透析液を冷やすと脳への影響を抑えられる?

37℃ VS 深部体温より0.5℃低い温度で73人を無作為比較

from Journal of the American Society of Nephrology : JASN

透析液を冷やすと脳への影響を抑えられる?の写真

血液透析は、腎臓の機能が下がった患者さんにとって命といってもよい重要な治療ですが、腎臓以外の臓器に与える影響についても知られています。例えば、脳の「白質」という部分にダメージを与えるということが以前から指摘されていて、今回ご紹介する論文はそのダメージを軽減できないかを調べたものです。研究では透析液を冷やした結果、脳のダメージが減ったことが報告されています。

◆透析液の温度が「37℃」か「深部体温より0.5℃低い温度」か無作為比較

透析は血液を一度体の外に出し、有害な物質を取り除くなどの処理を加えて再び体に戻す治療です。このとき体に戻ってくる血液を透析液と言います。

筆者らは以下の方法で、透析液を冷やすことで脳へのダメージが変わるかどうかの研究を行いました。

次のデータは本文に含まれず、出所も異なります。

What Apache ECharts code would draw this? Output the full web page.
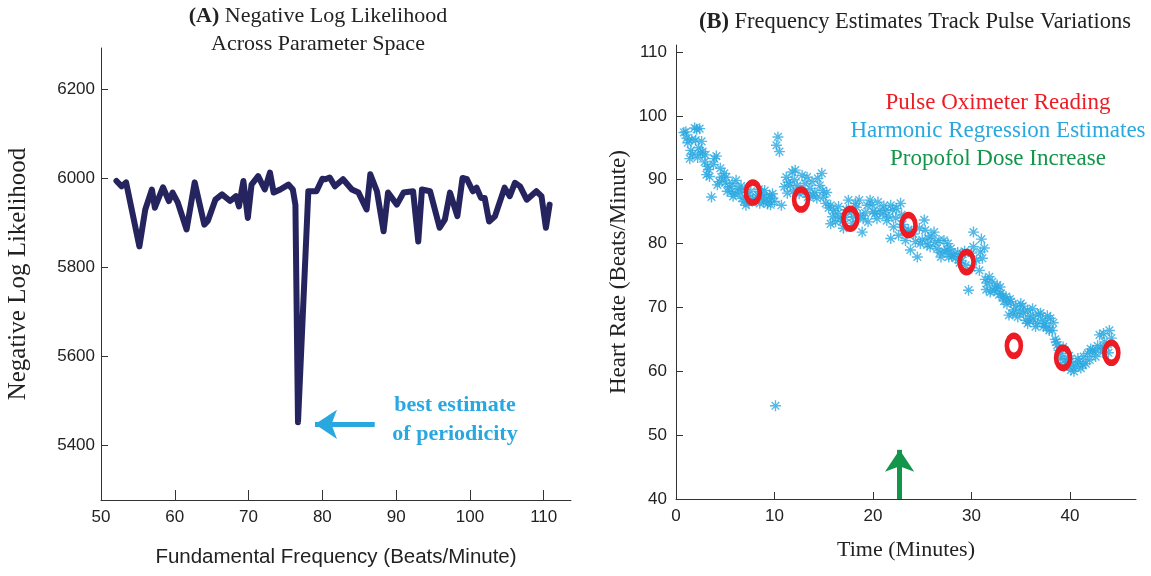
<!DOCTYPE html>
<html>
<head>
<meta charset="utf-8">
<script src="https://cdn.jsdelivr.net/npm/echarts@6/dist/echarts.min.js"></script>
<style>
  html, body { margin: 0; padding: 0; background: #fff; }
  #chart { width: 1151px; height: 576px; }
</style>
</head>
<body>
<div id="chart"></div>
<script>
// Panel A: negative log likelihood over candidate fundamental frequencies
const freqBpm = [52.1, 52.8, 53.4, 55.2, 56.0, 56.9, 57.3, 58.4, 59.2, 59.7, 60.4, 61.6, 62.7, 64.0, 64.5,
  65.5, 66.4, 67.5, 68.3, 68.7, 69.3, 69.9, 70.4, 71.3, 72.2, 72.9, 73.4, 74.3, 75.4, 76.0, 76.35, 76.7,
  78.1, 79.2, 80.0, 80.4, 81.0, 81.7, 82.8, 84.0, 84.9, 86.0, 86.5, 87.4, 88.3, 88.9, 90.1, 91.0, 92.3,
  93.0, 93.5, 94.6, 95.9, 96.6, 97.3, 98.3, 99.0, 99.6, 100.4, 100.9, 101.5, 102.0, 102.6, 103.4, 104.7,
  105.4, 106.1, 106.8, 107.7, 109.0, 109.7, 110.3, 110.8];
const negLogLik = [5994, 5982, 5991, 5847, 5930, 5975, 5934, 5980, 5949, 5968, 5946, 5885, 5991, 5896, 5905,
  5952, 5964, 5949, 5960, 5937, 5994, 5911, 5986, 6005, 5975, 6013, 5968, 5975, 5986, 5975, 5940, 5452,
  5971, 5971, 5999, 5998, 6002, 5982, 5998, 5975, 5968, 5930, 6009, 5971, 5881, 5968, 5941, 5968, 5971,
  5858, 5975, 5971, 5889, 5907, 5968, 5915, 6001, 5998, 5971, 5979, 5956, 5956, 5903, 5915, 5979,
  5960, 5990, 5982, 5952, 5971, 5960, 5889, 5941];
const nllTicks = [5400, 5600, 5800, 6000, 6200];
const freqTicks = [50, 60, 70, 80, 90, 100, 110];
const bestFreqArrow = [[87.1, 5447], [79.0, 5447]];

// Panel B: heart rate over time
const oximeterTimes = [7.8, 12.7, 17.7, 23.6, 29.5, 34.3, 39.3, 44.2];
const oximeterBpm = [88.0, 86.9, 83.9, 82.9, 77.1, 64.0, 62.1, 62.9];
const harmonicEstimates = [
  [0.8, 97.4], [1.0, 97.5], [1.1, 96.5], [1.2, 95.8], [1.4, 93.3], [1.5, 94.6], [1.6, 96.3], [1.7, 94.0],
  [1.9, 98.1], [2.1, 97.9], [2.2, 93.5], [2.4, 98.0], [2.0, 96.2], [2.3, 95.0], [2.5, 94.2], [2.6, 96.0],
  [2.7, 94.4], [2.9, 92.8], [3.0, 93.9], [3.1, 90.8], [3.2, 92.1], [3.4, 90.5], [3.3, 91.6], [3.6, 87.3],
  [3.8, 92.4], [3.9, 93.3], [4.1, 93.7], [4.2, 89.2], [4.4, 89.7], [4.5, 91.8], [4.6, 90.4], [4.9, 91.0],
  [5.1, 90.4], [5.0, 89.5], [5.2, 88.2], [5.4, 88.9], [5.6, 88.1], [5.7, 89.4], [5.8, 87.4], [6.0, 87.8],
  [6.1, 89.9], [6.3, 88.6], [6.5, 88.0], [6.6, 89.0], [6.7, 87.1], [6.9, 86.6], [7.0, 88.5], [7.1, 86.0],
  [7.3, 87.5], [7.4, 86.4], [7.6, 88.2], [7.8, 87.0], [8.1, 86.8], [8.3, 87.6], [8.4, 88.5], [8.5, 86.3],
  [8.7, 87.9], [8.8, 87.2], [8.9, 86.5], [9.0, 88.3], [9.2, 87.0], [9.3, 86.2], [9.5, 87.6], [9.7, 87.1],
  [9.8, 87.8], [9.6, 86.1], [10.0, 86.6], [10.2, 95.4], [10.35, 96.7], [10.5, 94.4], [10.1, 54.6],
  [10.7, 86.0], [11.0, 88.9], [11.2, 90.4], [11.3, 87.9], [11.4, 89.6], [11.6, 89.1], [11.8, 91.2],
  [11.9, 88.2], [12.0, 90.0], [12.1, 91.5], [12.3, 89.1], [12.5, 87.8], [12.6, 88.4], [12.8, 90.7],
  [13.0, 88.0], [13.1, 89.4], [13.3, 90.4], [13.4, 87.3], [13.6, 88.6], [13.8, 89.7], [13.9, 87.5],
  [14.1, 88.0], [14.3, 87.1], [14.4, 90.2], [14.6, 89.1], [14.8, 91.0], [14.9, 88.3], [15.0, 87.3],
  [15.2, 86.3], [15.3, 88.0], [15.5, 85.6], [15.7, 86.0], [15.7, 83.1], [15.9, 84.2], [16.0, 85.2],
  [16.2, 83.4], [16.4, 84.7], [16.5, 85.8], [16.7, 84.0], [16.9, 83.5], [17.0, 82.4], [17.2, 84.1],
  [17.3, 85.3], [17.5, 86.8], [17.8, 85.0], [17.9, 83.2], [18.0, 84.2], [18.2, 86.3], [18.3, 85.7],
  [18.6, 86.8], [18.7, 84.4], [18.9, 81.8], [19.0, 83.9], [19.2, 84.8], [19.4, 86.0], [19.5, 83.4],
  [19.7, 86.8], [19.9, 86.1], [20.0, 85.0], [20.2, 84.7], [20.4, 83.9], [20.5, 86.5], [20.7, 85.2],
  [21.0, 84.6], [21.1, 85.9], [21.3, 85.2], [21.4, 83.6], [21.6, 84.2], [21.8, 86.0], [21.8, 80.8],
  [22.0, 85.3], [22.1, 82.6], [22.3, 84.0], [22.4, 85.5], [22.6, 81.3], [22.8, 86.3], [22.9, 84.5],
  [23.0, 83.0], [23.2, 82.0], [23.3, 80.5], [23.6, 82.2], [23.8, 79.0], [23.9, 81.8], [24.1, 81.5],
  [24.3, 80.3], [24.5, 77.9], [24.7, 82.4], [24.8, 80.0], [25.0, 80.6], [25.2, 83.7], [25.3, 82.1],
  [25.5, 79.8], [25.6, 80.8], [25.8, 79.5], [25.9, 81.2], [26.2, 81.8], [26.3, 80.2], [26.5, 79.2],
  [26.7, 80.5], [26.8, 78.6], [26.9, 77.9], [27.2, 80.5], [27.3, 78.8], [27.5, 79.0], [27.6, 80.0],
  [27.7, 77.9], [27.9, 79.2], [28.0, 78.0], [28.2, 78.3], [28.4, 77.7], [28.6, 78.6], [28.8, 77.0],
  [29.0, 77.3], [29.1, 78.4], [29.3, 78.8], [29.4, 76.6], [29.7, 72.7], [30.0, 76.2], [30.0, 78.5],
  [30.2, 81.8], [30.2, 79.5], [30.5, 77.4], [30.8, 75.8], [30.9, 78.7], [31.0, 80.7], [31.1, 77.7],
  [31.3, 79.3], [31.4, 74.4], [31.5, 72.8], [31.6, 73.8], [31.8, 74.8], [31.9, 72.4], [32.1, 74.0],
  [32.3, 72.6], [32.4, 73.0], [32.6, 73.5], [32.8, 72.0], [32.9, 73.2], [33.0, 72.2], [33.2, 71.6],
  [33.3, 71.0], [33.5, 71.7], [33.6, 70.5], [33.8, 68.8], [33.9, 71.3], [34.0, 70.9], [34.2, 69.0],
  [34.3, 69.6], [34.5, 70.3], [34.7, 68.5], [34.9, 69.3], [35.0, 70.6], [35.2, 70.2], [35.3, 69.1],
  [35.5, 68.0], [35.7, 69.6], [35.7, 67.5], [35.9, 67.8], [36.0, 68.7], [36.2, 69.8], [36.3, 68.2],
  [36.5, 67.0], [36.7, 67.5], [36.8, 68.9], [37.0, 69.1], [37.2, 68.0], [37.3, 67.0], [37.5, 67.5],
  [37.6, 66.9], [37.7, 68.7], [37.9, 66.4], [38.0, 68.3], [38.2, 66.4], [38.3, 67.6], [38.5, 65.0],
  [38.6, 64.6], [38.7, 64.1], [38.9, 63.3], [39.0, 62.0], [39.1, 62.8], [39.3, 63.8], [39.4, 60.8],
  [39.5, 61.8], [39.7, 61.5], [39.8, 60.9], [39.9, 62.4], [40.1, 60.2], [40.3, 61.3], [40.4, 60.0],
  [40.6, 60.7], [40.8, 62.0], [40.9, 61.5], [41.1, 60.5], [41.3, 61.0], [41.4, 62.3], [41.6, 61.2],
  [41.8, 62.8], [42.0, 61.8], [42.1, 63.5], [42.3, 63.3], [42.5, 63.0], [42.6, 62.3], [42.8, 64.0],
  [43.0, 65.7], [43.1, 63.6], [43.3, 63.0], [43.4, 65.9], [43.5, 64.6], [43.7, 63.8], [43.9, 62.9],
  [44.0, 66.4], [44.2, 65.2]
];
const bpmTicks = [40, 50, 60, 70, 80, 90, 100, 110];
const timeTicks = [0, 10, 20, 30, 40];
const doseIncreaseArrow = [[22.7, 40], [22.7, 47.7]];

const SERIF = "'Liberation Serif', 'Times New Roman', serif";
const SANS = "'Liberation Sans', Arial, sans-serif";
const NAVY = '#26245e';
const SKY = '#29a8e0';
const RED = '#ed1c24';
const GREEN = '#13964a';
const AXIS = '#333';
const INK = '#222';

const asterisk = 'path://M5,0L5,10M0,5L10,5M1.5,1.5L8.5,8.5M1.5,8.5L8.5,1.5';
const plain = v => String(v);

const chart = echarts.init(document.getElementById('chart'), null, { renderer: 'canvas' });

function valueAxis(ticks, tickLen, labelMargin, extra) {
  return Object.assign({
    type: 'value',
    splitLine: { show: false },
    axisLine: { show: true, lineStyle: { color: AXIS, width: 1 } },
    axisTick: { show: true, inside: true, length: tickLen, lineStyle: { color: AXIS }, customValues: ticks },
    axisLabel: { customValues: ticks, formatter: plain, fontFamily: SANS, fontSize: 17, color: INK, margin: labelMargin },
    nameLocation: 'middle'
  }, extra);
}

chart.setOption({
  backgroundColor: '#fff',
  animation: false,
  grid: [
    { left: 101, top: 48, width: 470, bottom: 76 },
    { left: 676, top: 45, width: 460, bottom: 77 }
  ],
  xAxis: [
    valueAxis(freqTicks, 10, 9, {
      gridIndex: 0, min: 50, max: 113.7,
      name: 'Fundamental Frequency (Beats/Minute)', nameGap: 47,
      nameTextStyle: { fontFamily: SANS, fontSize: 20.5, color: INK }
    }),
    valueAxis(timeTicks, 7, 9, {
      gridIndex: 1, min: 0, max: 46.7,
      name: 'Time (Minutes)', nameGap: 40,
      nameTextStyle: { fontFamily: SERIF, fontSize: 22, color: INK }
    })
  ],
  yAxis: [
    valueAxis(nllTicks, 7, 6, {
      gridIndex: 0, min: 5277, max: 6293,
      name: 'Negative Log Likelihood', nameGap: 70,
      nameTextStyle: { fontFamily: SERIF, fontSize: 25, color: INK }
    }),
    valueAxis(bpmTicks, 7, 9, {
      gridIndex: 1, min: 40, max: 111.1,
      name: 'Heart Rate (Beats/Minute)', nameGap: 46,
      nameTextStyle: { fontFamily: SERIF, fontSize: 23, color: INK }
    })
  ],
  graphic: [
    {
      type: 'text', x: 318, y: 2,
      style: {
        text: '{b|(A)} Negative Log Likelihood\nAcross Parameter Space',
        align: 'center', fontFamily: SERIF, fontSize: 22, lineHeight: 28, fill: INK,
        rich: { b: { fontWeight: 'bold', fontFamily: SERIF, fontSize: 22, fill: INK } }
      }
    },
    {
      type: 'text', x: 915, y: 11,
      style: {
        text: '{b|(B)} Frequency Estimates Track Pulse Variations',
        align: 'center', fontFamily: SERIF, fontSize: 22.5, fill: INK,
        rich: { b: { fontWeight: 'bold', fontFamily: SERIF, fontSize: 22.5, fill: INK } }
      }
    },
    {
      type: 'text', x: 455, y: 391,
      style: {
        text: 'best estimate\nof periodicity', align: 'center', fontFamily: SERIF, fontWeight: 'bold',
        fontSize: 22, lineHeight: 29, fill: SKY
      }
    },
    { type: 'text', x: 998, y: 91, style: { text: 'Pulse Oximeter Reading', align: 'center', fontFamily: SERIF, fontSize: 23, fill: RED } },
    { type: 'text', x: 998, y: 119, style: { text: 'Harmonic Regression Estimates', align: 'center', fontFamily: SERIF, fontSize: 23, fill: SKY } },
    { type: 'text', x: 998, y: 147, style: { text: 'Propofol Dose Increase', align: 'center', fontFamily: SERIF, fontSize: 23, fill: GREEN } }
  ],
  series: [
    {
      type: 'line', xAxisIndex: 0, yAxisIndex: 0,
      data: freqBpm.map((f, i) => [f, negLogLik[i]]),
      showSymbol: false, symbol: 'none',
      lineStyle: { color: NAVY, width: 6, join: 'round', cap: 'round' },
      markLine: {
        silent: true, symbol: ['none', 'arrow'], symbolSize: [22, 22],
        lineStyle: { color: SKY, width: 5, type: 'solid' },
        label: { show: false },
        data: [[{ coord: bestFreqArrow[0] }, { coord: bestFreqArrow[1] }]]
      }
    },
    {
      type: 'scatter', xAxisIndex: 1, yAxisIndex: 1,
      data: harmonicEstimates,
      symbol: asterisk, symbolSize: 11,
      itemStyle: { color: 'rgba(0,0,0,0)', borderColor: SKY, borderWidth: 1.4 }
    },
    {
      type: 'scatter', xAxisIndex: 1, yAxisIndex: 1,
      data: oximeterTimes.map((t, i) => [t, oximeterBpm[i]]),
      symbol: 'circle', symbolSize: [14, 20],
      itemStyle: { color: 'rgba(0,0,0,0)', borderColor: RED, borderWidth: 5.5, opacity: 1 },
      z: 3
    },
    {
      type: 'line', xAxisIndex: 1, yAxisIndex: 1, data: [], symbol: 'none',
      markLine: {
        silent: true, symbol: ['none', 'arrow'], symbolSize: [22, 22],
        lineStyle: { color: GREEN, width: 5, type: 'solid' },
        label: { show: false },
        data: [[{ coord: doseIncreaseArrow[0] }, { coord: doseIncreaseArrow[1] }]]
      }
    }
  ]
});
</script>
</body>
</html>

透析を始めて6か月以内の患者、73人を、37℃の透析液グループと深部体温より0.5℃低い温度の透析液グループに分けて、1年間透析を行い追跡した。MRIの拡散テンソル画像を用いて、脳白質の微小構造を研究開始時とフォロー期間に解析した[...]。

透析を受けている人73人を対象に、透析液を37℃にするか、体温より0.5℃低い温度にするかをランダムに振り分け、脳に変化があるかどうかを画像検査で調べました。

 

◆透析液を冷やした結果、脳の白質へ与えるダメージが減った

透析液を37℃にしたグループと冷やしたグループで脳の画像を比較したところ、結果は以下のようなものでした。

  • 透析液を37℃にしたグループでは、脳の白質に「虚血性脳障害」というタイプのダメージが見られた。

  • ダメージは脳の中での血流の安定性と関係していた。

  • 透析液を冷やしたグループでは、血流の安定性が比較的よかった。

  • 透析液を冷やしたグループでは、調査開始後1年で脳の白質のダメージが認められなかった。

この結果を、研究チームは「深部体温よりも0.5℃低い温度で透析を受けた患者は、1年後には白質の変化から完全に守られていた」とまとめています。

 

以上のように、深部体温より0.5℃低い温度の透析液を使ったグループでは脳を虚血性脳障害から守ることができました。簡単に追加のコストなしでできる方法であり、非常に臨床的な価値の高い論文に思えます。低体温療法など現時点でも広く行われている治療法を透析に応用してはどうかという発想から生まれたものかもしれません。

画期的な治療方法になる可能性があると思われますが、低体温に伴う合併症に関してはさらなる詳細な解析が必要でしょう。今後の研究に期待がかかります。

執筆者

石田 渉

参考文献

Randomized clinical trial of dialysate cooling and effects on brain white matter.

J Am Soc Nephrol. 2015 Apr

[PMID: 25234925] http://www.ncbi.nlm.nih.gov/pubmed/25234925

※本ページの記事は、医療・医学に関する理解・知識を深めるためのものであり、特定の治療法・医学的見解を支持・推奨するものではありません。